As the situation stands, Vanya compares his love for Elena to a sun ray striking a deep pit in the ground. Just like the ray of sun loses its warmth and power to illuminate by hitting a cold, dark pit in the ground, his own heart loses its love and warmth because Elena has rejected him and fell into the snare of the deceptive Professor. Cursing this evilness of fate, Uncle Vanya refuses to talk to Elena's husband altogether. But towards the end of the play, Ivan Petrovich's hatred towards Serebriakov is expressed by more than just avoidance, as Vanya unsuccessfuly aims two gunshots at the professor.

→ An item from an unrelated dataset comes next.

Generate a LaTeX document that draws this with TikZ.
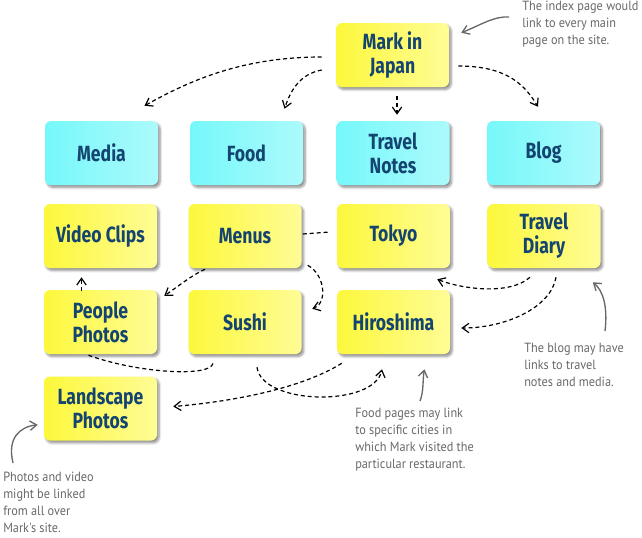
\documentclass[tikz,border=0pt]{standalone}
\usepackage{fontspec}
\setmainfont{PT Sans}
\newfontfamily\boxfont[FakeStretch=0.8]{Fira Sans}
\newfontfamily\notefont[FakeStretch=0.92]{PT Sans}
\usetikzlibrary{arrows.meta,shadows.blur,calc}
\definecolor{txtblue}{RGB}{20,68,112}
\definecolor{cyanL}{RGB}{118,248,250}
\definecolor{cyanR}{RGB}{172,250,252}
\definecolor{yelL}{RGB}{252,248,60}
\definecolor{yelR}{RGB}{255,252,150}
\definecolor{notegray}{RGB}{104,104,104}
\begin{document}
\begin{tikzpicture}[x=0.75pt,y=-0.75pt,
  box/.style={draw=none, rounded corners=4.5pt, minimum width=84.75pt, minimum height=48pt, align=center, text=txtblue, font=\boxfont\bfseries\fontsize{16.5}{18}\selectfont, blur shadow={shadow xshift=1.6pt, shadow yshift=-1.8pt, shadow blur radius=1.8pt, shadow blur steps=6, shadow opacity=45}},
  cbox/.style={box, left color=cyanL, right color=cyanR},
  ybox/.style={box, left color=yelL, right color=yelR},
  link/.style={line width=0.9pt, dash pattern=on 3pt off 2.2pt, -{Straight Barb[length=5pt,width=7pt]}},
  plainlink/.style={line width=0.9pt, dash pattern=on 3pt off 2.2pt},
  note/.style={text=notegray, font=\notefont\fontsize{10}{12.75}\selectfont, align=left, anchor=north west, inner sep=0pt},
  notearrow/.style={draw=notegray, line width=1pt, -{Straight Barb[length=5pt,width=7pt]}}
]
\useasboundingbox (0,0) rectangle (642,537);

\node[ybox] (mark) at (392.5,55) {Mark in\\Japan};
\node[cbox] (media) at (101.5,153) {Media};
\node[cbox] (food) at (246.5,153) {Food};
\node[cbox] (tnotes) at (393,153) {Travel\\Notes};
\node[cbox] (blog) at (543.5,153) {Blog};
\node[ybox] (video) at (100.5,236) {Video Clips};
\node[ybox] (menus) at (245,236) {Menus};
\node[ybox] (tokyo) at (393.5,236) {Tokyo};
\node[ybox] (tdiary) at (544,236) {Travel\\Diary};
\node[ybox] (people) at (100.5,322) {People\\Photos};
\node[ybox] (sushi) at (245,322) {Sushi};
\node[ybox] (hiro) at (393.5,322) {Hiroshima};
\node[ybox] (land) at (100.5,408.5) {Landscape\\Photos};

% connectors
\draw[link] ($(mark.west)+(-14,2)$) .. controls +(-80,0) and +(45,-25) .. ($(media.north)+(43,-15)$);
\draw[link] ($(mark.west)+(-14,15)$) .. controls +(-22,4) and +(6,-18) .. ($(food.north)+(38,-12)$);
\draw[link] ($(mark.south)+(4.5,9)$) -- ($(tnotes.north)+(4,-6)$);
\draw[link] ($(mark.east)+(9,11)$) .. controls +(45,0) and +(-15,-25) .. ($(blog.north)+(-5.5,-14)$);
\draw[plainlink] ($(menus.east)+(1,-2)$) -- ($(tokyo.west)+(-7,-4)$);
\draw[link] ($(menus.south)+(-40,1)$) .. controls +(-15,7) and +(15,-10) .. ($(people.north east)+(7,6)$);
\draw[link] ($(menus.south east)+(6,-3)$) .. controls +(18,10) and +(15,-5) .. ($(sushi.north east)+(10.5,19)$);
\draw[link] ($(tdiary.south)+(-14,9)$) .. controls +(-20,18) and +(25,10) .. ($(tokyo.south east)+(-13,11)$);
\draw[link] ($(tdiary.south)+(12,9)$) .. controls +(-5,30) and +(45,0) .. ($(hiro.east)+(11,6)$);
\draw[link] ($(people.north)+(-19,1)$) -- ($(video.south)+(-19,9)$);
\draw[plainlink] ($(people.south)+(-12,1)$) .. controls +(50,18) and +(-2,14) .. ($(sushi.south)+(-32,9)$);
\draw[link] ($(hiro.south west)+(5,9)$) .. controls +(-40,25) and +(60,-5) .. ($(land.east)+(16,-2)$);
\draw[link] ($(sushi.south)+(12,13)$) .. controls +(5,38) and +(-8,38) .. ($(hiro.south)+(-11.5,15)$);

% notes
\node[note] (n1) at (522,1) {The index page would\\link to every main\\page on the site.};
\node[note] (n2) at (524,343) {The blog may have\\links to travel\\notes and media.};
\node[note] (n3) at (355,408) {Food pages may link\\to specific cities in\\which Mark visited the\\particular restaurant.};
\node[note] (n4) at (3,472) {Photos and video\\might be linked\\from all over\\Mark's site.};

\draw[notearrow] ($(n1.north west)+(-13,16)$) .. controls +(-15,-1) and +(20,-8) .. ($(mark.north east)+(12,10)$);
\draw[notearrow] ($(n2.north west)+(81,-12)$) .. controls +(3,-25) and +(10,8) .. ($(tdiary.south east)+(-8,14)$);
\draw[notearrow] ($(n3.north west)+(65,-7)$) .. controls +(4,-10) and +(-2,10) .. ($(hiro.south)+(31,15)$);
\draw[notearrow] ($(n4.north west)+(10,-9)$) .. controls +(-6,-25) and +(-18,2) .. ($(land.south west)+(-6,-16)$);
\end{tikzpicture}
\end{document}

With people being angry enough with each other to both quarrel and shoot from a gun, one would hope that some benevolent character in the play would try to stop them from throttling each other's throats. Such a character is Sonya, the daughter of the professor and his first wife, also niece to Ivan Petrovich. Being related to him and the Serebriakov, she is sympathethic to both and tries to get them to view matters from each other's point of view and to reconcile. She is more understanding of her uncle's bitterness than the others. Through her eyes, the reader is also able to gain a compassionate viewpoint towards this man that otherwise comes across as an annoying ranter who always complains about the professor. Sonya reveals her Uncle Vanya's sensitive side in one of the most poignant moments of the play, when Vanya begins to shed tears while looking into Sonya's face. "Why are you suddenly crying," asks Sonya. "You look so much like your mother, and looking at your face makes me see hers," replies Ivan Petrovich.